The bills must be approved once more by the state House and reconciled with the state Senate’s versions before they are sent to Gov. Abbott. 

The measures add to the restrictions Texas Republicans have placed on voting in recent years. Two years ago, the legislature enacted a sweeping voter suppression bill that eliminated the voting methods used by Harris County to increase voter participation in 2020, such as 24-hour voting sites, drive-thru polling places, and sending mail ballot applications to voters.

After Texas Republicans limited voting access in 2021, the new bills seek to further subvert fair election outcomes. “It’s a really intentional form of partisan takeovers of local election offices,” says Katya Ehresman, voting rights program manager for Common Cause Texas.

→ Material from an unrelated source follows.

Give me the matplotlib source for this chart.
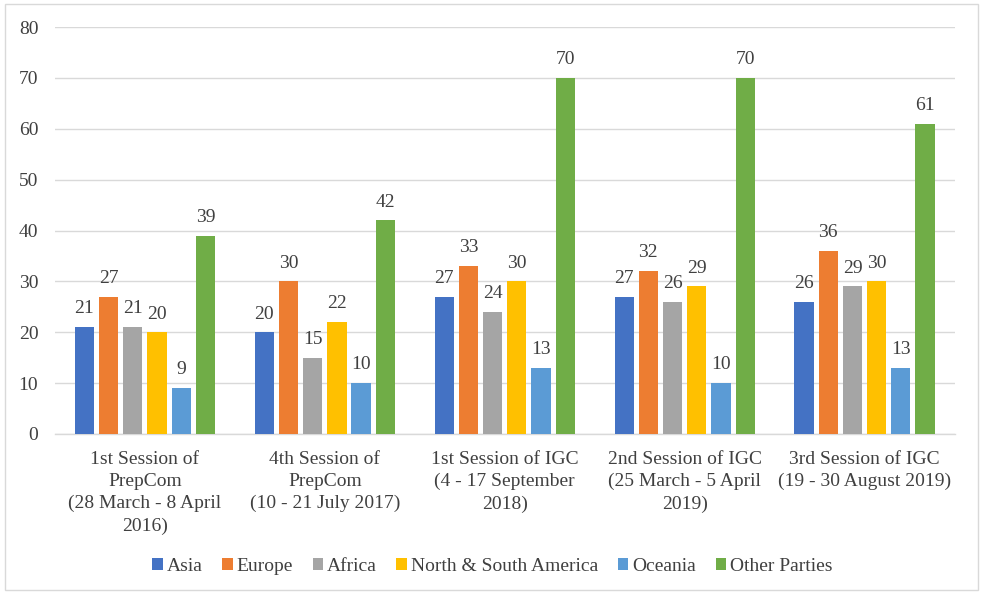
import matplotlib
matplotlib.use("Agg")
import matplotlib.pyplot as plt
import numpy as np
from matplotlib.patches import Rectangle

categories = [
    "1st Session of\nPrepCom\n(28 March - 8 April\n2016)",
    "4th Session of\nPrepCom\n(10 - 21 July 2017)",
    "1st Session of IGC\n(4 - 17 September\n2018)",
    "2nd Session of IGC\n(25 March - 5 April\n2019)",
    "3rd Session of IGC\n(19 - 30 August 2019)",
]
series_names = ["Asia", "Europe", "Africa", "North & South America", "Oceania", "Other Parties"]
asia = [21, 20, 27, 27, 26]
europe = [27, 30, 33, 32, 36]
africa = [21, 15, 24, 26, 29]
americas = [20, 22, 30, 29, 30]
oceania = [9, 10, 13, 10, 13]
others = [39, 42, 70, 70, 61]
values = [asia, europe, africa, americas, oceania, others]
colors = ["#4472C4", "#ED7D31", "#A5A5A5", "#FFC000", "#5B9BD5", "#70AD47"]
yticks = [0, 10, 20, 30, 40, 50, 60, 70, 80]

plt.rcParams['font.family'] = ['Liberation Serif', 'DejaVu Serif']
txt = "#404040"
fs = 14

fig = plt.figure(figsize=(9.81, 5.94), dpi=100)
ax = fig.add_axes([0.056, 0.2694, 0.917, 0.6851])

x = np.arange(len(categories))
pitch = 0.1345
width = 0.107
for i, (name, vals, c) in enumerate(zip(series_names, values, colors)):
    pos = x + (i - 2.5) * pitch
    ax.bar(pos, vals, width, color=c, label=name, zorder=3)
    for p, v in zip(pos, vals):
        ax.annotate(str(v), (p, v), xytext=(0, 7), textcoords="offset points",
                    ha="center", va="bottom", fontsize=fs, color=txt)

ax.set_xlim(-0.5, len(categories) - 0.5)
ax.set_ylim(0, 80)
ax.set_yticks(yticks)
ax.set_xticks(x)
ax.set_xticklabels(categories, fontsize=fs, color=txt, linespacing=1.4)
ax.tick_params(axis='y', labelsize=fs, labelcolor=txt, length=0, pad=12)
ax.tick_params(axis='x', length=0, pad=12)
ax.yaxis.grid(True, color="#D9D9D9", linewidth=1.0, zorder=0)
for s in ["top", "right", "left"]:
    ax.spines[s].set_visible(False)
ax.spines["bottom"].set_color("#D9D9D9")
ax.spines["bottom"].set_linewidth(1.0)

leg = fig.legend(loc="center", bbox_to_anchor=(0.502, 0.047), ncol=6, frameon=False,
                 fontsize=fs, handlelength=0.55, handleheight=0.55, handletextpad=0.2,
                 columnspacing=1.0)
for t in leg.get_texts():
    t.set_color(txt)

fig.patches.append(Rectangle((0.005, 0.006), 0.992, 0.988, transform=fig.transFigure,
                             fill=False, edgecolor="#D9D9D9", linewidth=1.0))

fig.savefig("out.png", dpi=100)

And despite their oft-stated concern about preventing voter fraud, Republicans passed a third bill on Monday that will allow Texas to become the ninth state to withdraw from the Electronic Registration Information Center (ERIC), a multistate compact that seeks to keep voter rolls clean and accurate by comparing voter registration data among states. Election deniers have falsely claimed that the organization is controlled by George Soros and have criticized the organization’s efforts to sign up unregistered voters. 

Texas is already the most difficult state in the country to vote in. Unlike 40 states, it has no online voter registration, and an individual must be deputized by the state every election cycle to register voters, which makes large-scale voter registration drives nearly impossible. Under the state’s voter ID law, a handgun permit is an acceptable form of identification but a student ID is not. Only voters who are over 65, out of town during the election, or have a physical condition that prevents them from going to the polls can cast a ballot by mail.

These laws explain why Texas ranks near the bottom in voter turnout every election cycle—and why the state’s changing demographics have yet to lead to a shift in political power in a red state that should be a political battleground.